▸ **Charts and diagrams as code**
━━━━━━━━
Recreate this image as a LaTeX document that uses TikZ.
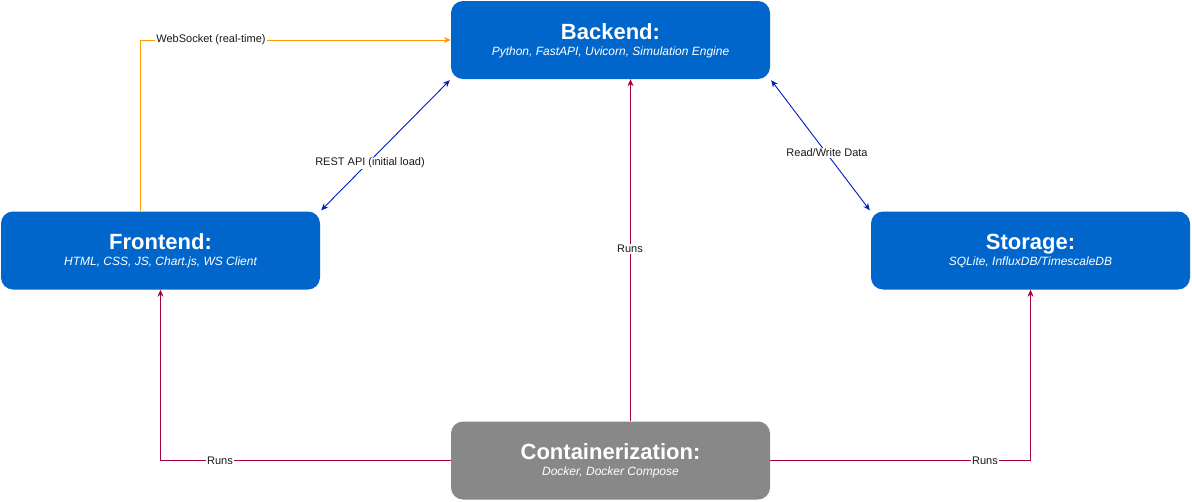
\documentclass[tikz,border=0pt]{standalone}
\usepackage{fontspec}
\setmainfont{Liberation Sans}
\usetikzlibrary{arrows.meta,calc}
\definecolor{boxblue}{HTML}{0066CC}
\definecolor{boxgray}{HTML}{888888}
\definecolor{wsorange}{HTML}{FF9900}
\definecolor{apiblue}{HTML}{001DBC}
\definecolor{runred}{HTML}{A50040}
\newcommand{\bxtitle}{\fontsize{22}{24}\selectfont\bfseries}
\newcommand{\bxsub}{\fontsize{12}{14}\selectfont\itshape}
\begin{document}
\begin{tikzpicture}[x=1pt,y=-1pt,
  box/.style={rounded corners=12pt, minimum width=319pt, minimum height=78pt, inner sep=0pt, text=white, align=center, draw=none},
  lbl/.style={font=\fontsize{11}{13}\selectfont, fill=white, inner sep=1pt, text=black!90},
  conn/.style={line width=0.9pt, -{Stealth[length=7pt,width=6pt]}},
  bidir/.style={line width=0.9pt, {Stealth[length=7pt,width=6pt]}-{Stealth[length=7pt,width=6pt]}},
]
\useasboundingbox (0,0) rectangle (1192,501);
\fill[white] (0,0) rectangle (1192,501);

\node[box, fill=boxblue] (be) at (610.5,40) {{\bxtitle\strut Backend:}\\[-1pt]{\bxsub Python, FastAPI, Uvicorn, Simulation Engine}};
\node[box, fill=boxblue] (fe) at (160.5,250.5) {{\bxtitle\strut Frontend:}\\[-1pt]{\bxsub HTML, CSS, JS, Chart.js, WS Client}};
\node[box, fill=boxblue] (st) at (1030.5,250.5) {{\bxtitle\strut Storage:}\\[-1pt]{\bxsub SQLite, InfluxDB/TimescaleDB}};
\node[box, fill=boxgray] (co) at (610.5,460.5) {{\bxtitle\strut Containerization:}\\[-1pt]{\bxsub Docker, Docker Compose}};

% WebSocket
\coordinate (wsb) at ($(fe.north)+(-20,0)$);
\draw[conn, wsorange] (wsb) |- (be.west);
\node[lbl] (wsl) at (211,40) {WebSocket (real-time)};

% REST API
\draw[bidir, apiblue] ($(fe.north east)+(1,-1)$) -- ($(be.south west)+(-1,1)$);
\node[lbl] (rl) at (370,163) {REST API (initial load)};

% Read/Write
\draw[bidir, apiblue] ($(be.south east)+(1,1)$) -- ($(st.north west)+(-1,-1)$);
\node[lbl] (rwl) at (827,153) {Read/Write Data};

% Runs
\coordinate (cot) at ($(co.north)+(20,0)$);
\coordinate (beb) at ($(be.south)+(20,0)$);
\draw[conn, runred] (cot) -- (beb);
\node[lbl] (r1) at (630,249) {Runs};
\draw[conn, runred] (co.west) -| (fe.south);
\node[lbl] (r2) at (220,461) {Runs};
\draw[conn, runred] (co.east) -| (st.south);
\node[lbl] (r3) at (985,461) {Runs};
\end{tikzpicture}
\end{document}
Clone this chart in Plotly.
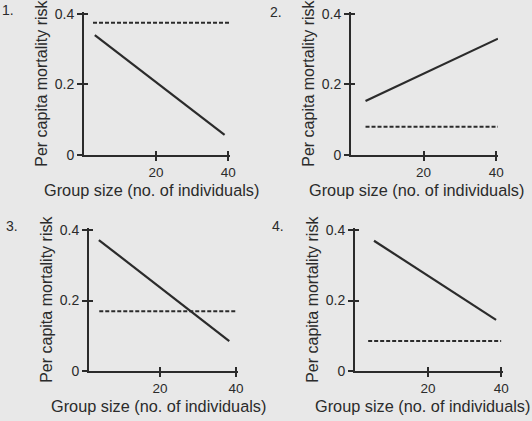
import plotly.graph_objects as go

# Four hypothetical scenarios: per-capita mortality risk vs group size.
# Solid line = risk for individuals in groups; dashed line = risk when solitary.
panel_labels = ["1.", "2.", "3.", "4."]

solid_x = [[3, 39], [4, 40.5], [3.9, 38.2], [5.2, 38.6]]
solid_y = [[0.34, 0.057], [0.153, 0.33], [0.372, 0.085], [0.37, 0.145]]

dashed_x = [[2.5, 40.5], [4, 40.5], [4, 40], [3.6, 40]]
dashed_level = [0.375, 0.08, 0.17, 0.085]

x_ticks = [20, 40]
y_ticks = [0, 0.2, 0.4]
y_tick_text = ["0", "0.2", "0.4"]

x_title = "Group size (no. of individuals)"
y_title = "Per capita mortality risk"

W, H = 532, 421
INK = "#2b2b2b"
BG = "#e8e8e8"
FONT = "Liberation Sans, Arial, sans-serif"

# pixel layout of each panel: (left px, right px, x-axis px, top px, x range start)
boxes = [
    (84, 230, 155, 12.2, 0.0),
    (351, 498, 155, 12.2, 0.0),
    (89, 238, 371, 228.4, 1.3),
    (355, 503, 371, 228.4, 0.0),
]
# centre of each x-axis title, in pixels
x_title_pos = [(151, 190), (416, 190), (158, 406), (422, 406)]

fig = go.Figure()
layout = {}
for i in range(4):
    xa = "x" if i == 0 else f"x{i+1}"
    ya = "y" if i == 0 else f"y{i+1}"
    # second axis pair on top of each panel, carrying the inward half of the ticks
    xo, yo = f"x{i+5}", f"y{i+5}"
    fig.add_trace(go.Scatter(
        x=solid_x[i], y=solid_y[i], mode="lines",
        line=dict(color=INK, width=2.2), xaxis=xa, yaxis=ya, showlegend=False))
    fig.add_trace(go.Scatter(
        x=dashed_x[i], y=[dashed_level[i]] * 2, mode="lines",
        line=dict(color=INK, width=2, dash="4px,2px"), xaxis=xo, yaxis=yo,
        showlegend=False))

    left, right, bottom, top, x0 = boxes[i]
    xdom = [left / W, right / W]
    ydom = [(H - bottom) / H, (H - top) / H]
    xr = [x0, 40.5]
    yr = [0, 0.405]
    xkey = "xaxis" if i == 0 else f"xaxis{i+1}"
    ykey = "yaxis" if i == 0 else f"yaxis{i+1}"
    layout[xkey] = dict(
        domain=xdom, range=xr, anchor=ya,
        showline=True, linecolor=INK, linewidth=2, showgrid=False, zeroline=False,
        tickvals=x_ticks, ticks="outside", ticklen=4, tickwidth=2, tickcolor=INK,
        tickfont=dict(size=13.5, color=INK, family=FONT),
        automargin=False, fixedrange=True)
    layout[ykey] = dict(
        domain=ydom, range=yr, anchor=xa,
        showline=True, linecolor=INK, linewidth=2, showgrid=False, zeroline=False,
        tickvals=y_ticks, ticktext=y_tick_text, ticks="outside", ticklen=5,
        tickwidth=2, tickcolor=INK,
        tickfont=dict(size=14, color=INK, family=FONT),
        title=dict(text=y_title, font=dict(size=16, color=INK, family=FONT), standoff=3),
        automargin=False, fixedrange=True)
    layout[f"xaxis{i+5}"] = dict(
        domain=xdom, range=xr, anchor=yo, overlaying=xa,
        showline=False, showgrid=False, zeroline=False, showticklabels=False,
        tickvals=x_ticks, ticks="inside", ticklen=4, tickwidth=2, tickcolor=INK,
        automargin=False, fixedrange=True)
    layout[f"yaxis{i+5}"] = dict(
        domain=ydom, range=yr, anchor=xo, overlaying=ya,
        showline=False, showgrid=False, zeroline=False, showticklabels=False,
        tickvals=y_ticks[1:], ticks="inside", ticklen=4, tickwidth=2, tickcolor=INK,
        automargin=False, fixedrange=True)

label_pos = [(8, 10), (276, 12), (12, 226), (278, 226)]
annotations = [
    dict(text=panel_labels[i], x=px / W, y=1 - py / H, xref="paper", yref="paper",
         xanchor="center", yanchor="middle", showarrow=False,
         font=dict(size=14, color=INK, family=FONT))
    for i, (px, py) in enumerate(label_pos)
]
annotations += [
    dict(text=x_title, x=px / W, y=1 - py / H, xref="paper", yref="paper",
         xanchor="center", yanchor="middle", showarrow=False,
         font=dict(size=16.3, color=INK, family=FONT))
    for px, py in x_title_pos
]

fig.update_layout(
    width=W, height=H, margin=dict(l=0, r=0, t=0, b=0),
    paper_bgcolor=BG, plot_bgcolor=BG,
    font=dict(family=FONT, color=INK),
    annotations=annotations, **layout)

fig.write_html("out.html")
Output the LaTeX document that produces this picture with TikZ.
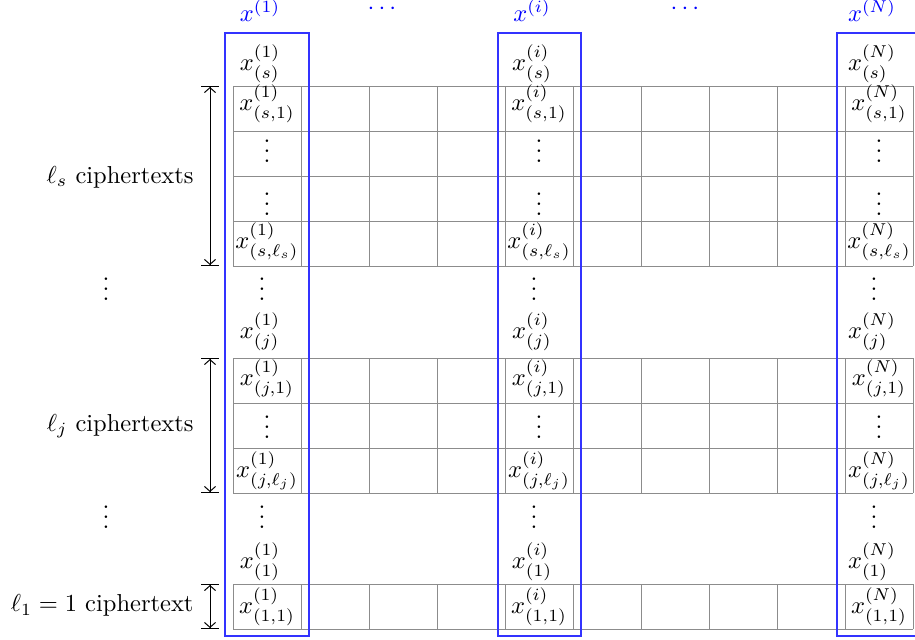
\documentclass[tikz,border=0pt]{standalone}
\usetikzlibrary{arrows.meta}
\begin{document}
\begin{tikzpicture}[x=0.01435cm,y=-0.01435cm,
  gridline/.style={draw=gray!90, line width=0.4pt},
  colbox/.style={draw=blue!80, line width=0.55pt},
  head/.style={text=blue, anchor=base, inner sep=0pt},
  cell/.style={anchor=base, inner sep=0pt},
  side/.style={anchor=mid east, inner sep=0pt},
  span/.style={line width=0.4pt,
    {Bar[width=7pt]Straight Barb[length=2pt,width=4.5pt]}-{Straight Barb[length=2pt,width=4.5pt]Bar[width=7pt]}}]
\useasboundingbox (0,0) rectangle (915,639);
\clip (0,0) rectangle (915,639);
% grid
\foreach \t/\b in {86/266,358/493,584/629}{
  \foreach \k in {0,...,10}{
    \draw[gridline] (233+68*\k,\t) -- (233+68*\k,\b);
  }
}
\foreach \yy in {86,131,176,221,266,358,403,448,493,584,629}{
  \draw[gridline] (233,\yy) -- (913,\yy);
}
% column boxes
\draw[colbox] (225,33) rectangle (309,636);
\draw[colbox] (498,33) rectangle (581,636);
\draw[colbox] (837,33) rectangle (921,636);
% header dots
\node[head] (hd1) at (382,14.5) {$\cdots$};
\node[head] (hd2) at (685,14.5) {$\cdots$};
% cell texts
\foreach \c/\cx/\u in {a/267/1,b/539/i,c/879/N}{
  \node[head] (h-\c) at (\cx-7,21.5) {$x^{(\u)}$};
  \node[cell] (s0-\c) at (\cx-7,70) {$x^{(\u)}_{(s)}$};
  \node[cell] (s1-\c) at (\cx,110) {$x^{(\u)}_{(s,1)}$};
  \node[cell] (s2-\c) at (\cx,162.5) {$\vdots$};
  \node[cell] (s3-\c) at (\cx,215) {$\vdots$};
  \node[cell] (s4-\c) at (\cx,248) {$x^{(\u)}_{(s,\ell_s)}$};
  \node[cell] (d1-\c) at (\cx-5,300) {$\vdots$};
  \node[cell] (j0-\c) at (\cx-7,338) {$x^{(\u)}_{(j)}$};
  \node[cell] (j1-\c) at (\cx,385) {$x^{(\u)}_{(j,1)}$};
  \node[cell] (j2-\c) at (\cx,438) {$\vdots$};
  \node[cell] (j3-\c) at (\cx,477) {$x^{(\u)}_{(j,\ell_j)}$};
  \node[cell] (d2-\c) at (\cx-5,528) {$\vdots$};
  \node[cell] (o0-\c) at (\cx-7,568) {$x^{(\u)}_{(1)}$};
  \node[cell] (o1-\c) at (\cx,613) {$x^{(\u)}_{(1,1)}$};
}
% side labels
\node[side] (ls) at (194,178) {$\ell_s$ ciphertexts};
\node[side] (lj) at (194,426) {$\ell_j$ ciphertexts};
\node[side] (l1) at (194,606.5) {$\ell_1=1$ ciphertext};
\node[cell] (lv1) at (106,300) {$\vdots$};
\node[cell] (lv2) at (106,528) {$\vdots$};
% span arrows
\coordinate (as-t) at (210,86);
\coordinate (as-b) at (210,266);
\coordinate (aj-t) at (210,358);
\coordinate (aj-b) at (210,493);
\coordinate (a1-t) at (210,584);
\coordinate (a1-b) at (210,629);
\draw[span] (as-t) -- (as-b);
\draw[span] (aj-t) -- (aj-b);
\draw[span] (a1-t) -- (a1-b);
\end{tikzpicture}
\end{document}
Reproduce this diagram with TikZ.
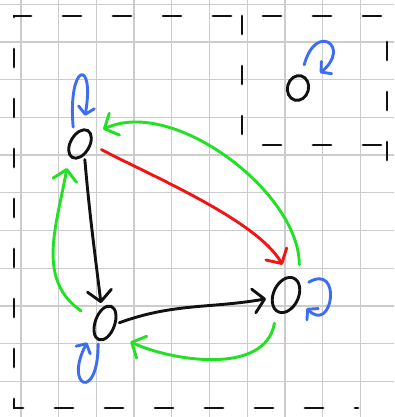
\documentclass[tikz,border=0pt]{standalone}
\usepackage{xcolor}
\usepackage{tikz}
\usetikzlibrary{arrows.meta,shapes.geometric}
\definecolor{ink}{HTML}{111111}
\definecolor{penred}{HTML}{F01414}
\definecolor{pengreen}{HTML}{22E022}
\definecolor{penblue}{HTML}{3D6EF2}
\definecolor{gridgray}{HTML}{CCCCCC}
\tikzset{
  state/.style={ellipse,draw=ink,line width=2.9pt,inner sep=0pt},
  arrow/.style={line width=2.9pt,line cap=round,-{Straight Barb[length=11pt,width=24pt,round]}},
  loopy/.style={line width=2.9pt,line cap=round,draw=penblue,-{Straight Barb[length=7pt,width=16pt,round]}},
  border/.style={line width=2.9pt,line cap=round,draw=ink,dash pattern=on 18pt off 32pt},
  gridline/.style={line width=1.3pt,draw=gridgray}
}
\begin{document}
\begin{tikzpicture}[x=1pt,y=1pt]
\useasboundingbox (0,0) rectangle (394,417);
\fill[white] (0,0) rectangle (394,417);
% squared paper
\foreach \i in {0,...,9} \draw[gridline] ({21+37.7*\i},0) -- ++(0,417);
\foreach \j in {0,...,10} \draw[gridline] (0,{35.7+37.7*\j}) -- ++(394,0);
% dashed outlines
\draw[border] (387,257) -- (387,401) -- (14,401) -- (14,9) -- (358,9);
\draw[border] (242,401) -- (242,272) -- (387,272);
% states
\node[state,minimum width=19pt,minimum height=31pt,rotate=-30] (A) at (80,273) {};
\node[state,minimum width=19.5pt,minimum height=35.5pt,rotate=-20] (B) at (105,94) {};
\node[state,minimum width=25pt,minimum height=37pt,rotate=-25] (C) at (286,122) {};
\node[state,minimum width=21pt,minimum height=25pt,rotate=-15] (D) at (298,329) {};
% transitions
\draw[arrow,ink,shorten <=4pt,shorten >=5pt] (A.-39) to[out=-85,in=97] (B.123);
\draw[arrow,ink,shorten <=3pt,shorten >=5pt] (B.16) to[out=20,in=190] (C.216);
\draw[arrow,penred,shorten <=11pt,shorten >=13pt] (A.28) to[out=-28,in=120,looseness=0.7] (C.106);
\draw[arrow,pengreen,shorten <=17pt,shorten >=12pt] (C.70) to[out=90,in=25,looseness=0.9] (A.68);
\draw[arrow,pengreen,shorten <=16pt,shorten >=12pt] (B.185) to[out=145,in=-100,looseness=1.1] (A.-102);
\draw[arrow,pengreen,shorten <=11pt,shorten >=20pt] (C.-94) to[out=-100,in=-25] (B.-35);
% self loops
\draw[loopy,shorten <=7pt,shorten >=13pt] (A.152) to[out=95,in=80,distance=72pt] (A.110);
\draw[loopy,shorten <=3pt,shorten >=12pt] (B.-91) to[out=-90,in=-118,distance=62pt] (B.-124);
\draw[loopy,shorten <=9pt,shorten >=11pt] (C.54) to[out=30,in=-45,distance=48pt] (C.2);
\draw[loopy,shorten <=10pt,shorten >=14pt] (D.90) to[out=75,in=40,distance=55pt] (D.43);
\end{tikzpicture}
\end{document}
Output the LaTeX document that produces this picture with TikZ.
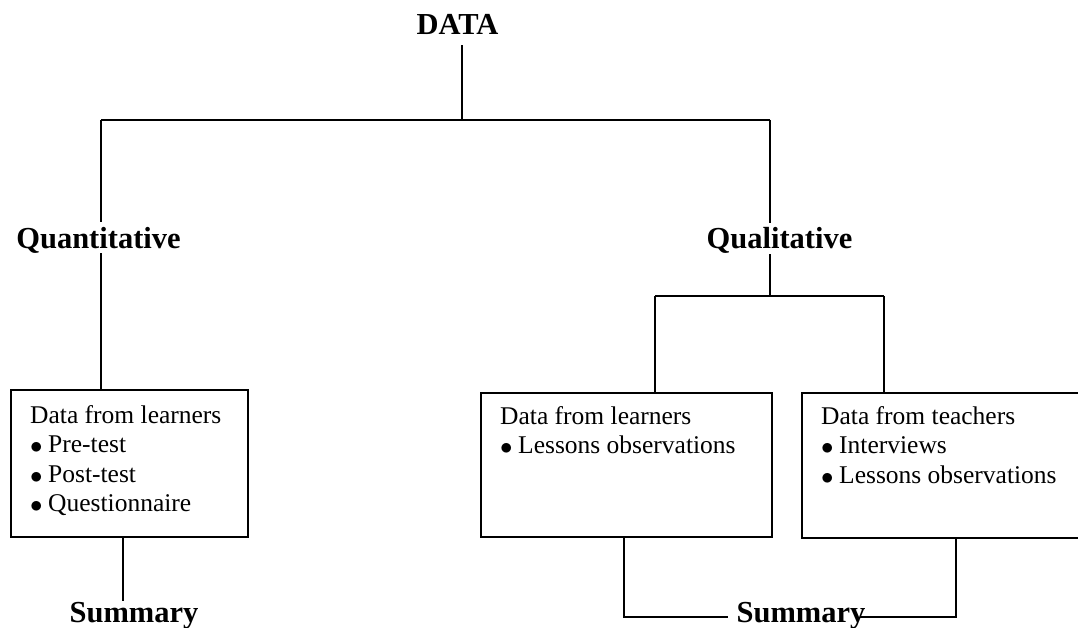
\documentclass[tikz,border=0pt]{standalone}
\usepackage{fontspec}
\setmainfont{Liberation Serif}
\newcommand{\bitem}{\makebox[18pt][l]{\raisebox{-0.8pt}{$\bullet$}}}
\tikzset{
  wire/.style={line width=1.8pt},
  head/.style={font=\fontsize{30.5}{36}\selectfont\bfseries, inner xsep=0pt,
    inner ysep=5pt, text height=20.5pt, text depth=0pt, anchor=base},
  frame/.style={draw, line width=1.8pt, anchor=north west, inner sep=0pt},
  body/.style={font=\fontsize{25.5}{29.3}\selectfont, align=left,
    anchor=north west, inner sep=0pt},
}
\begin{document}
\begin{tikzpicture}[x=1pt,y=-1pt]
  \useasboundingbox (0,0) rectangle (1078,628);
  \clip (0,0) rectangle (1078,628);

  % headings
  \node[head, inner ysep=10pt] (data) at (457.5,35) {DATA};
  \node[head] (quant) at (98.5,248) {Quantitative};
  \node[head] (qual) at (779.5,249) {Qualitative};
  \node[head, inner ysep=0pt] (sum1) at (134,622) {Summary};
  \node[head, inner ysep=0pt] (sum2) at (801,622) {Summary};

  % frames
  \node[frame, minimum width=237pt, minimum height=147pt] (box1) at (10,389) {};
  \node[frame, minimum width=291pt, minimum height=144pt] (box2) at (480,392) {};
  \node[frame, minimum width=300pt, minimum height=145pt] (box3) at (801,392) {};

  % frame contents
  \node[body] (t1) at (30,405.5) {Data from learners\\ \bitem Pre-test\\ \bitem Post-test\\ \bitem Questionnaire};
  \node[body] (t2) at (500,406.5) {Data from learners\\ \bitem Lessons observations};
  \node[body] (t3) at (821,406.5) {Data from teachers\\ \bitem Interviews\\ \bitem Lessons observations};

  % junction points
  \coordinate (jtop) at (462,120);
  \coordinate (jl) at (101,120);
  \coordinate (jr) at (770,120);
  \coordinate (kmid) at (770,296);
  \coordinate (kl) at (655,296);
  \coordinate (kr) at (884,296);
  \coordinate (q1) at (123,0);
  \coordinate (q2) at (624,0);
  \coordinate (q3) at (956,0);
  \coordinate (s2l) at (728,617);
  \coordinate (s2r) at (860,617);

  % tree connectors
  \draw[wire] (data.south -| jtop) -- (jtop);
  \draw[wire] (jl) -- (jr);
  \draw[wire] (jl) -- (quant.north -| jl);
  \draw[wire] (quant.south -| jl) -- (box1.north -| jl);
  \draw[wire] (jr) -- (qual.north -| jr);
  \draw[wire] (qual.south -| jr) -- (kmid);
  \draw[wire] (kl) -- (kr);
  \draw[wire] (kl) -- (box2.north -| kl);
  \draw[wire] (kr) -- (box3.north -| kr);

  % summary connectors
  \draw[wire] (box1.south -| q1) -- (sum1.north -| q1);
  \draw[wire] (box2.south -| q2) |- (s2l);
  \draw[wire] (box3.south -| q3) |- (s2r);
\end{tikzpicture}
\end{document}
━━━━━━━━
▸ **Required task**
Copy nothing but the lines from the top of the material through the line holding "(rwl) at (827,153)", exactly as written; omit pictures.

▸ **Answer to this task**
Recreate this image as a LaTeX document that uses TikZ.
\documentclass[tikz,border=0pt]{standalone}
\usepackage{fontspec}
\setmainfont{Liberation Sans}
\usetikzlibrary{arrows.meta,calc}
\definecolor{boxblue}{HTML}{0066CC}
\definecolor{boxgray}{HTML}{888888}
\definecolor{wsorange}{HTML}{FF9900}
\definecolor{apiblue}{HTML}{001DBC}
\definecolor{runred}{HTML}{A50040}
\newcommand{\bxtitle}{\fontsize{22}{24}\selectfont\bfseries}
\newcommand{\bxsub}{\fontsize{12}{14}\selectfont\itshape}
\begin{document}
\begin{tikzpicture}[x=1pt,y=-1pt,
  box/.style={rounded corners=12pt, minimum width=319pt, minimum height=78pt, inner sep=0pt, text=white, align=center, draw=none},
  lbl/.style={font=\fontsize{11}{13}\selectfont, fill=white, inner sep=1pt, text=black!90},
  conn/.style={line width=0.9pt, -{Stealth[length=7pt,width=6pt]}},
  bidir/.style={line width=0.9pt, {Stealth[length=7pt,width=6pt]}-{Stealth[length=7pt,width=6pt]}},
]
\useasboundingbox (0,0) rectangle (1192,501);
\fill[white] (0,0) rectangle (1192,501);

\node[box, fill=boxblue] (be) at (610.5,40) {{\bxtitle\strut Backend:}\\[-1pt]{\bxsub Python, FastAPI, Uvicorn, Simulation Engine}};
\node[box, fill=boxblue] (fe) at (160.5,250.5) {{\bxtitle\strut Frontend:}\\[-1pt]{\bxsub HTML, CSS, JS, Chart.js, WS Client}};
\node[box, fill=boxblue] (st) at (1030.5,250.5) {{\bxtitle\strut Storage:}\\[-1pt]{\bxsub SQLite, InfluxDB/TimescaleDB}};
\node[box, fill=boxgray] (co) at (610.5,460.5) {{\bxtitle\strut Containerization:}\\[-1pt]{\bxsub Docker, Docker Compose}};

% WebSocket
\coordinate (wsb) at ($(fe.north)+(-20,0)$);
\draw[conn, wsorange] (wsb) |- (be.west);
\node[lbl] (wsl) at (211,40) {WebSocket (real-time)};

% REST API
\draw[bidir, apiblue] ($(fe.north east)+(1,-1)$) -- ($(be.south west)+(-1,1)$);
\node[lbl] (rl) at (370,163) {REST API (initial load)};

% Read/Write
\draw[bidir, apiblue] ($(be.south east)+(1,1)$) -- ($(st.north west)+(-1,-1)$);
\node[lbl] (rwl) at (827,153) {Read/Write Data};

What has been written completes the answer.